Reports say that last May 23, one of the Pope’s closest aides, Paolo Gabriele, was arrested after Vatican investigators discovered confidential papal documents in his apartment. Described as a shy, taciturn man unfailingly loyal to the Pope, Gabriele—whose duties included helping dress Benedict in his vestments, serving him his meals and riding with him as a bodyguard in the Popemobile—is perhaps the last person to be suspected of betraying his master. He is said to be one of fewer than 10 people who held the key to secret entrances leading to the Pope’s private apartments. Now an Italian cardinal has called him the most damning name in the Catholic book—Judas, the betrayer of Jesus.

What were in those papers, anyhow? They are said to lay out, in great detail, a sordid picture of a Vatican wracked by infighting among its top cardinal-administrators, involving charges of cronyism, corrupt business practices and dishonest behavior. Before Gabriele’s arrest, a trove of documents had already been leaked to an Italian investigative journalist, Gianluigi Nuzzi, who then published the papers and also wrote a book about them.

“Vatileaks,” as it’s been dubbed, and for which Gabriele now stands as the main suspect, paints the Holy See as a viper’s nest of machinations by powerful men of the cloth. That environment, some believe, may have led to Gabriele becoming an unwitting pawn in the cardinals’ shadowy games.

“The motivations for the leaks remain unclear,” the Washington Post reports. “Some commentators say they appear designed to discredit Benedict’s No. 2, the Vatican secretary of state, Cardinal Tarcisio Bertone. Others say they’re aimed at undermining the Vatican’s efforts to become more financially transparent. Still others say they aim to show the 85-year-old Benedict’s weakness in running the church.”

“The scandal,” adds the Post, “represents one of the greatest breaches of trust and security for the Holy See in recent memory.” Reuters, on the other hand, calls it “the worst crisis in Pope Benedict’s pontificate”—a significant claim, considering that this Pope’s brief reign so far has been marked by one gaffe and maladroit move after another, from the clumsy, insensitive handling of the sex abuse scandals that have rocked the Church to a string of ill-advised pronouncements on Jews, Muslims and Protestants.

Under the seemingly aloof, bookish Benedict, who has none of his beloved predecessor’s telegenic savvy, the Church has lurched from one public-relations disaster to another. “Vatileaks” is but the latest installment. Whatever the reasons behind it, the current Vatican imbroglio can only contribute to the widening feeling of a worldwide malaise in the Catholic Church, whose moral authority has been continually diminished by stories and revelations of less-than-exemplary behavior by its leaders.

In the Philippines, for instance, the Church had its own recent moment of ignominy when some members of the Catholic Bishops’ Conference of the Philippines were revealed to have been plied with vehicles and emoluments during the term of President Gloria Macapagal-Arroyo, clearly to keep the institution by her side as her administration sank ever deeper in the public esteem.

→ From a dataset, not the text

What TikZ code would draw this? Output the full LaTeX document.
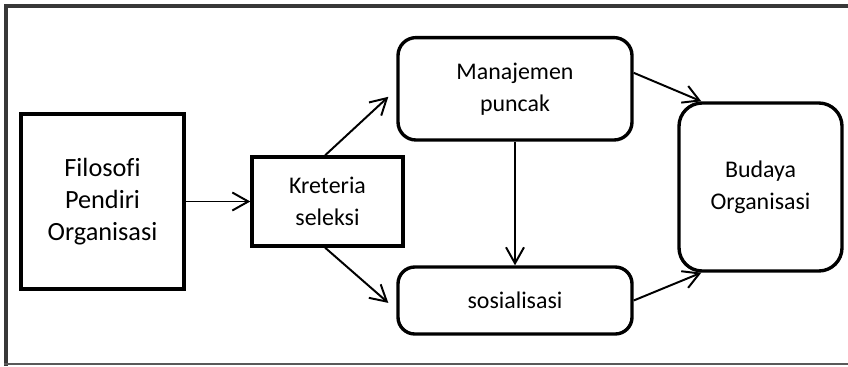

The cooptation was scandalous enough, but what made the matter more distasteful was the bishops’ initial angry denial of wrongdoing and claim of persecution.

The late Pope John XXIII had a word for what the Church needed when he convened the Second Vatican Council in the 1960s: aggiornamento—Italian for “bringing up to date,” but which he expressed more plainly as “letting some fresh air into the Church.” It appears that the Vatican and the great religion it represents are again in need of some aggiornamento.